Le pétrole et le gaz, des sources d'énergie "illimitées" et "renouvelables" ? C'est trompeur
- Publié le 19 août 2025 à 18:44
- Lecture : 7 min
- Par : Claire-Line NASS, AFP France
Copyright AFP 2017-2025. Toute réutilisation commerciale du contenu est sujet à un abonnement.

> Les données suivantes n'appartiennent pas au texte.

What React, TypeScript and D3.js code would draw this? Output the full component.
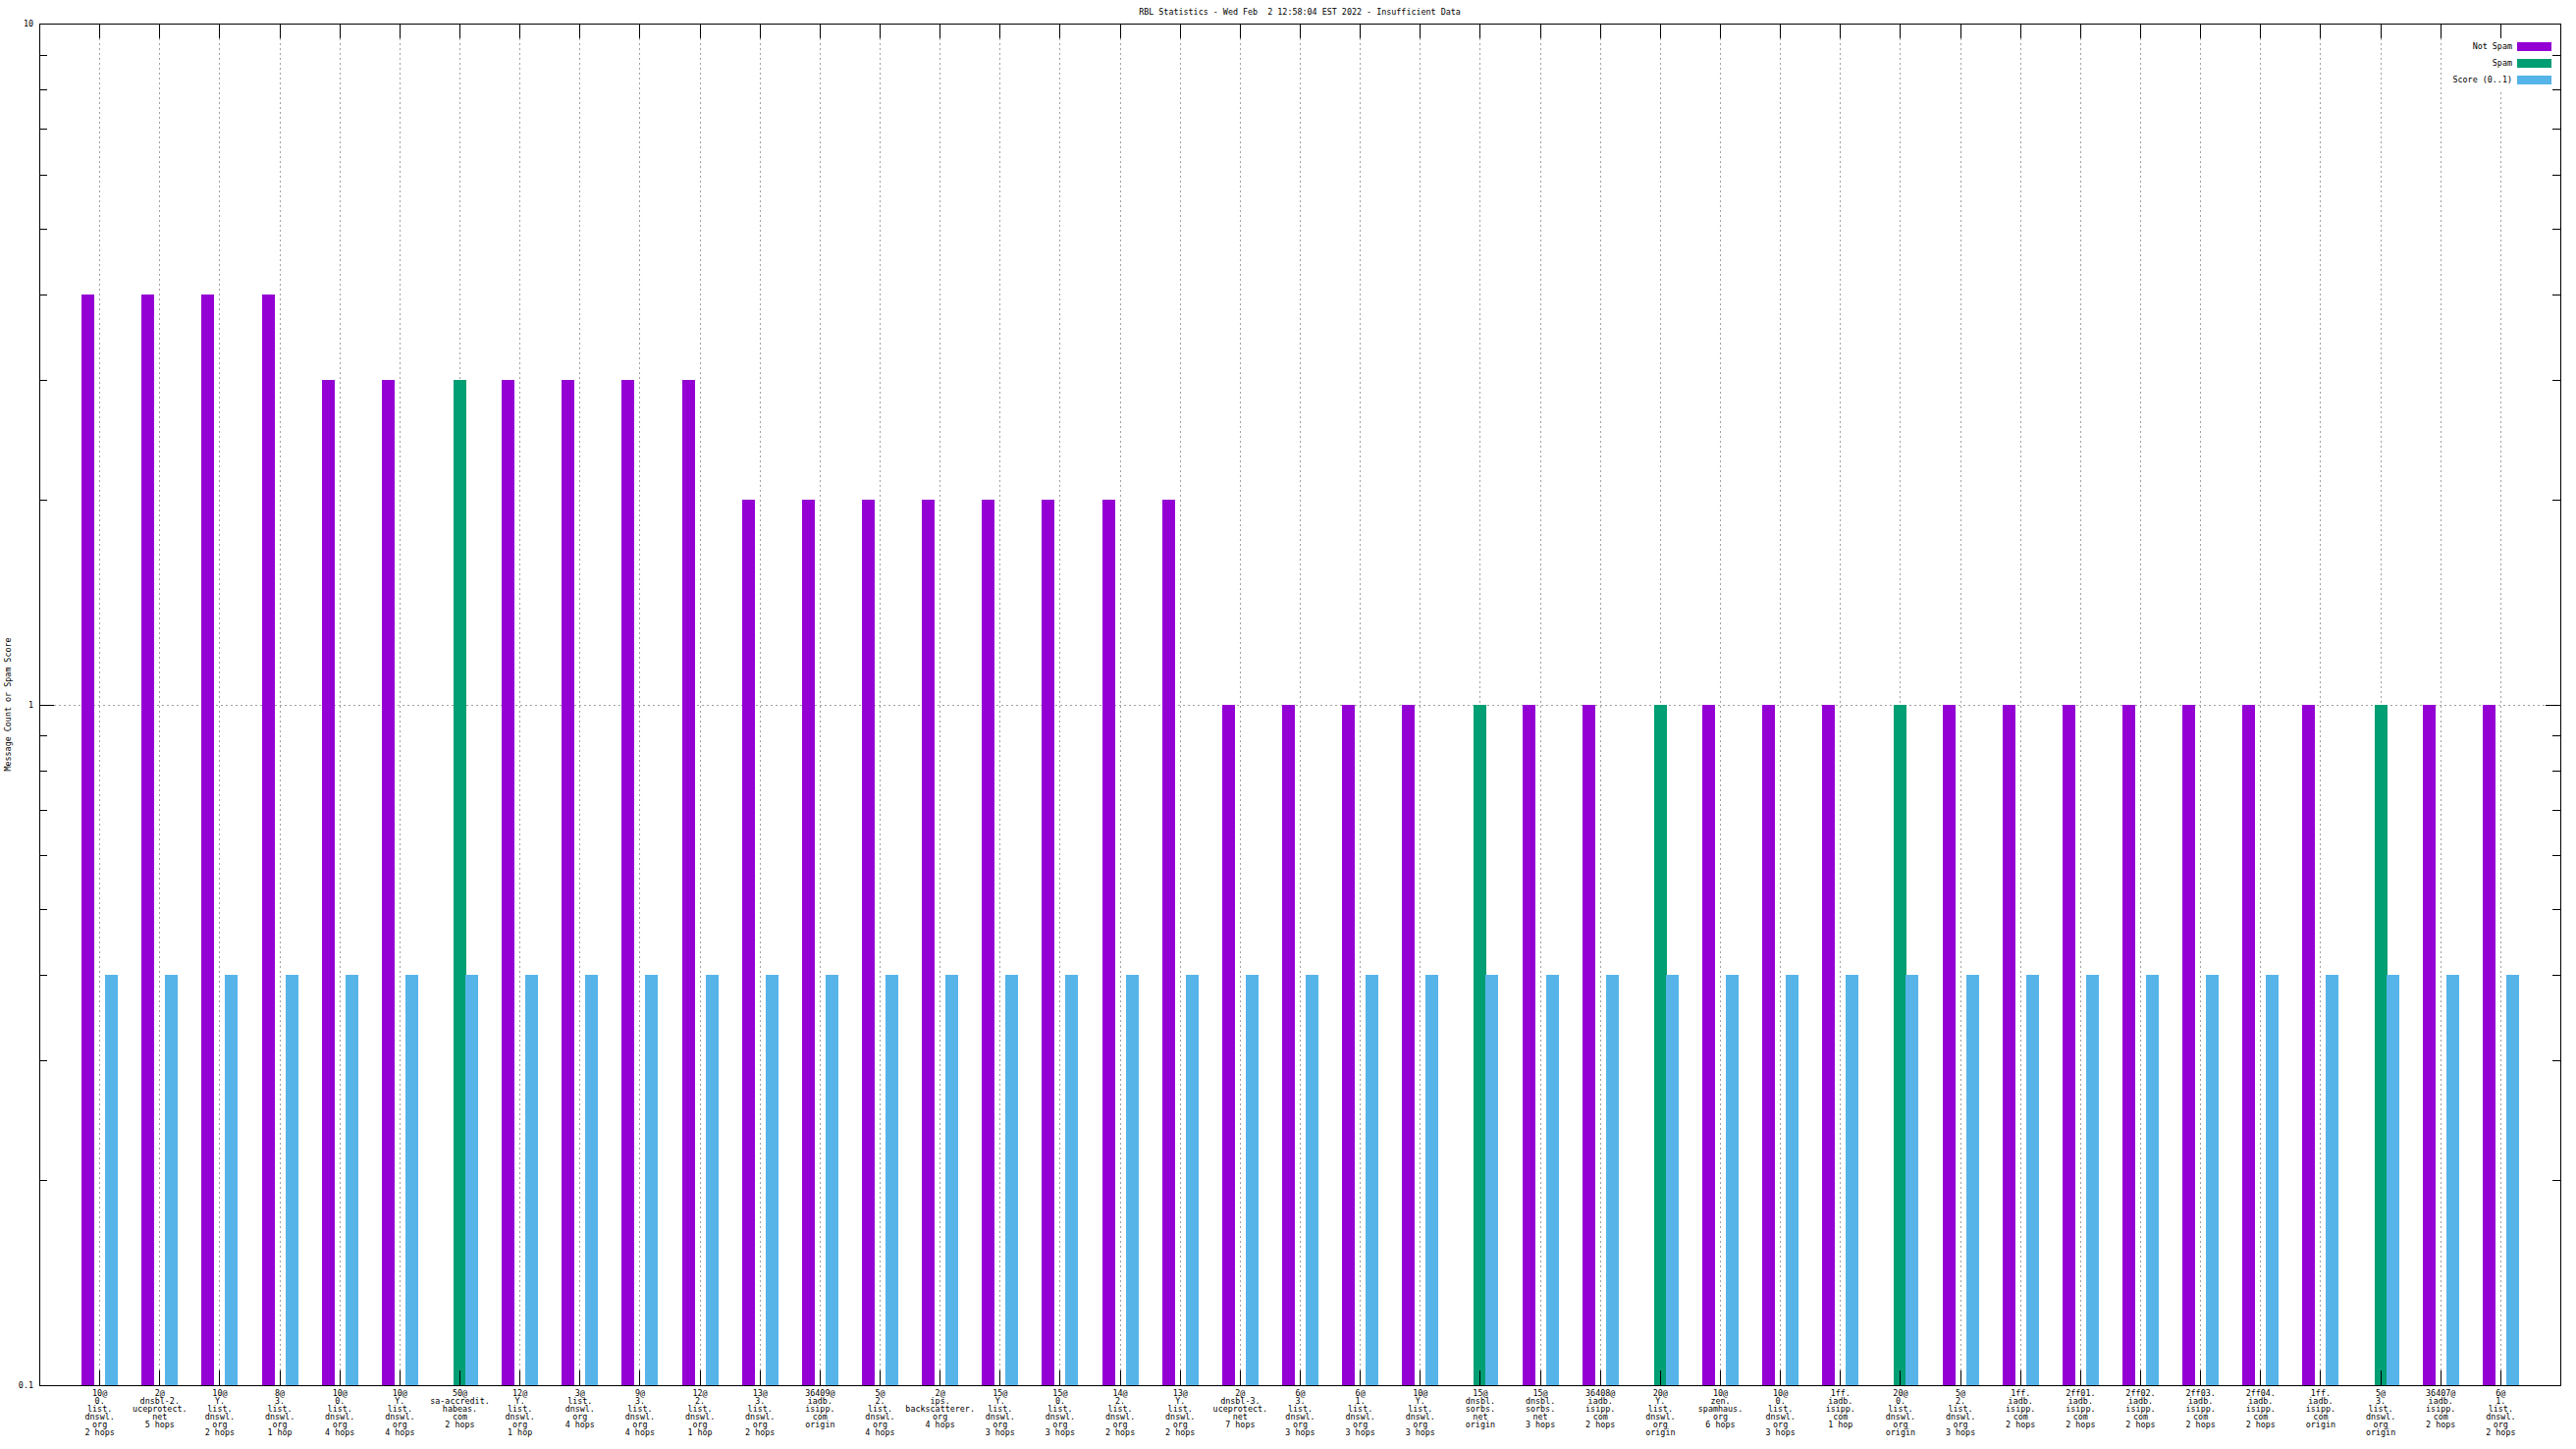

Cliquez ici pour en savoir plus.
"Le saviez-vous ? Le pétrole est inépuisable, c'est la planète qui le fabrique en permanence", assure une publication partagée plus de 500 fois sur X depuis le 2 août.

Elle reprend un argumentaire présent sur les réseaux sociaux (comme X et Facebook, en français et en anglais) depuis des années, selon lequel le pétrole et le gaz seraient des "énergies renouvelables", pour tenter d'assurer qu'elles n'auraient pas d'impact sur le réchauffement climatique, ou encore pour critiquer le fait que ces ressources soient utilisées comme arguments géopolitiques pour faire pression sur certains Etats.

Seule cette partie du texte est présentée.